One important solution to the storage bottleneck has been the Parallel File System (PFS). A PFS allows many related streams of data to be moved at the same time, without losing track of how they are related. Unfortunately, searching through the lists of files that are stored in such systems remains difficult.
“Simple queries, such as ‘where is the simulation data that was done with that new computational method?’ could bring the PFS to its knees,” said Jeff Inman, one of the developers of the new search tool. System administrators frequently need to query to find which files should be archived, who is using the most storage, whether a dataset has been moved from PFS to tape, and so forth, he noted, and any of these queries may seriously compromise the performance of the file-system to send and receive data.

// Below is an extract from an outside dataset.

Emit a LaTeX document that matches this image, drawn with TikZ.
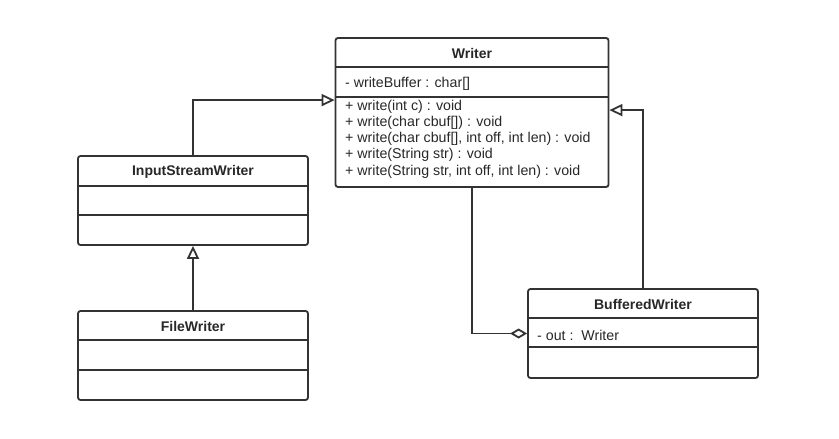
\documentclass[tikz,border=0pt]{standalone}
\usepackage{fontspec}
\setmainfont{Liberation Sans}
\definecolor{LineGray}{RGB}{51,51,51}
\definecolor{TextGray}{RGB}{40,40,40}
\usetikzlibrary{arrows.meta,positioning,calc}

\begin{document}
\begin{tikzpicture}[x=1pt,y=-1pt,
  cls/.style={draw=LineGray,line width=1.8pt,rounded corners=2.5pt,fill=white,inner sep=0pt,minimum width=230pt,minimum height=89pt},
  ctitle/.style={text=TextGray,font=\fontsize{14}{15}\selectfont\bfseries},
  member/.style={text=TextGray,font=\fontsize{14.2}{16.3}\selectfont,align=left,anchor=west,inner sep=0pt},
  divline/.style={draw=LineGray,line width=1.8pt},
  inherit/.style={draw=LineGray,line width=1.8pt,-{Triangle[open,length=13pt,width=12pt]}},
  aggr/.style={draw=LineGray,line width=1.8pt,-{Diamond[open,length=17pt,width=10pt]}}]
\fill[white] (0,0) rectangle (839,439);
\useasboundingbox (0,0) rectangle (839,439);

% Writer
\node[cls,minimum width=273pt,minimum height=149pt] (writer) at (472,112.5) {};
\node[ctitle] (writertitle) at (472,53) {Writer};
\draw[divline] ([yshift=-30pt]writer.north west) -- ([yshift=-30pt]writer.north east);
\draw[divline] ([yshift=-60pt]writer.north west) -- ([yshift=-60pt]writer.north east);
\node[member] (writerattr) at (345,84) {- writeBuffer : char[]};
\node[member] (writerops) at (345,139) {+ write(int c) : void\\
+ write(char cbuf[]) : void\\
+ write(char cbuf[], int off, int len) : void\\
+ write(String str) : void\\
+ write(String str, int off, int len) : void};

% InputStreamWriter
\node[cls] (isw) at (193,200.5) {};
\node[ctitle] (iswtitle) at (193,171.5) {InputStreamWriter};
\draw[divline] ([yshift=-31pt]isw.north west) -- ([yshift=-31pt]isw.north east);
\draw[divline] ([yshift=-60pt]isw.north west) -- ([yshift=-60pt]isw.north east);

% FileWriter
\node[cls] (fw) at (193,355.5) {};
\node[ctitle] (fwtitle) at (193,326) {FileWriter};
\draw[divline] ([yshift=-30pt]fw.north west) -- ([yshift=-30pt]fw.north east);
\draw[divline] ([yshift=-60pt]fw.north west) -- ([yshift=-60pt]fw.north east);

% BufferedWriter
\node[cls] (bw) at (643,333.5) {};
\node[ctitle] (bwtitle) at (643,304) {BufferedWriter};
\draw[divline] ([yshift=-30pt]bw.north west) -- ([yshift=-30pt]bw.north east);
\draw[divline] ([yshift=-59pt]bw.north west) -- ([yshift=-59pt]bw.north east);
\node[member] (bwattr) at (537,335) {- out :\ \ Writer};

% relations
\draw[inherit] (isw.north) |- ([yshift=-63pt]writer.north west);
\draw[inherit] (fw.north) -- (isw.south);
\draw[inherit] (bw.north) |- ([yshift=-73pt]writer.north east);
\draw[aggr] (writer.south) |- (bw.west);
\end{tikzpicture}
\end{document}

The trick used by GUFI is to store file-metadata in a hierarchy of databases, matching the hierarchy of folders. This allows rapid parallel searches across many databases, and allows access-permissions to be managed in the same way they are managed in a normal hierarchy of folders. GUFI can hold file-metadata from tape-archives, PFS, and other kinds of file-systems, unifying information from all the places where a file might reside.
The Laboratory is planning to initially present the work at a Microsoft gathering in March and a subsequent HPE session, then rolling it out at the IEEE Massive Storage Systems and Technologies Conference (MSST) May 14.